Let $(Z_1, Z_2, \ldots, Z_n)\sim N(0, \Omega)$, where $\Omega = (1-\mu) I_{n\times n} + \mu \boldsymbol{1}_n\boldsymbol{1}_n^\top $. Here $\boldsymbol{1}_n$ denotes the vector of 1's of length $n$. Let us define $X_i = Z_i^2$ and I am trying to investigate the asymptotic of $k^{th}$ order statistic $X_{(k:n)}$ where $k/n \to 1$ as $n \to \infty$.

As a special case let $k=n$. When $\mu =0$, it is known that $T_n:=X_{(n:n)}/\log n \overset{p}{\to} 2$.

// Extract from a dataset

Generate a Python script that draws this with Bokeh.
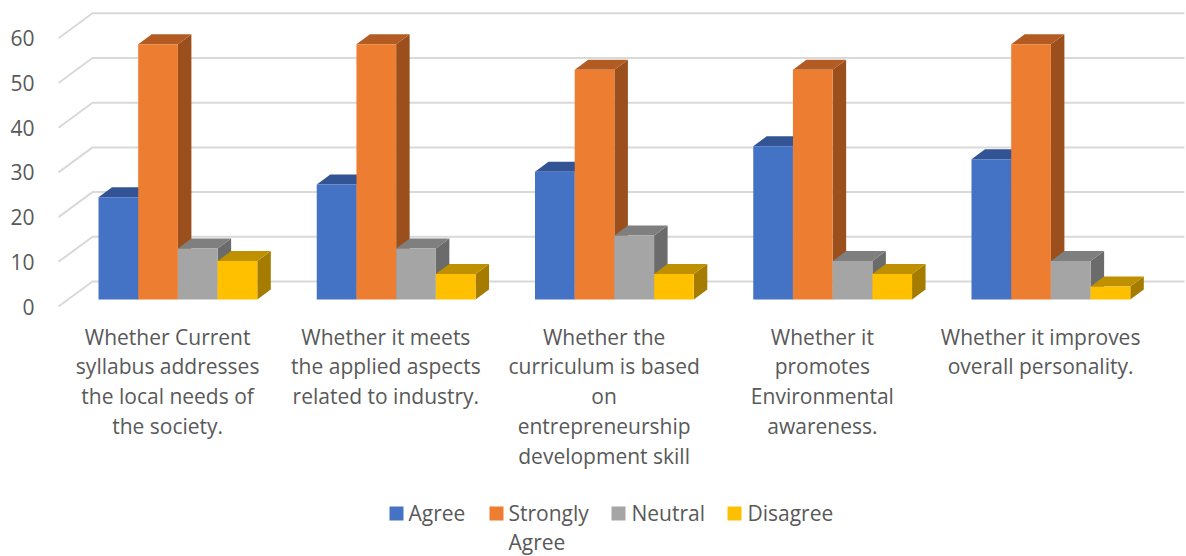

What can we say about $T_n$ when $0\leq \mu<1$? I have some conjectures about $T_n$. If I am not wrong then one can use Slepian's lemma to conclude that $P(X_{(n:n)}>t)\leq P(Y_{(n:n)}>t)$ for $t\in \mathbb{R}$, where $\{Y_i\}_{i=1}^n$ are i.i.d $\chi^2_1$. Though I am not completely sure of this fact. Here is the idea I am thinking about. Let $(W_1, \cdots,W_n)\sim N(0, I_{n\times n})$. By Slepians' lemma we know $P(Z_{(n:n)}> t)\leq P(W_{(n:n)}>t)$. Now I am trying to take square of $Z_{(n:n)}$ and $W_{(n:n)}$. But squaring is not monotone and I am stuck. But I believe in asymptotic regime both of them are positive and hence my claim should work.

If this is true then I believe that $P(T_n>2)\to 0$, i.e. heuristically speaking $T_n \leq 2$ in limiting sense.

Any help will be appreciated. Also is any result for general $\Omega$ known? Thanks.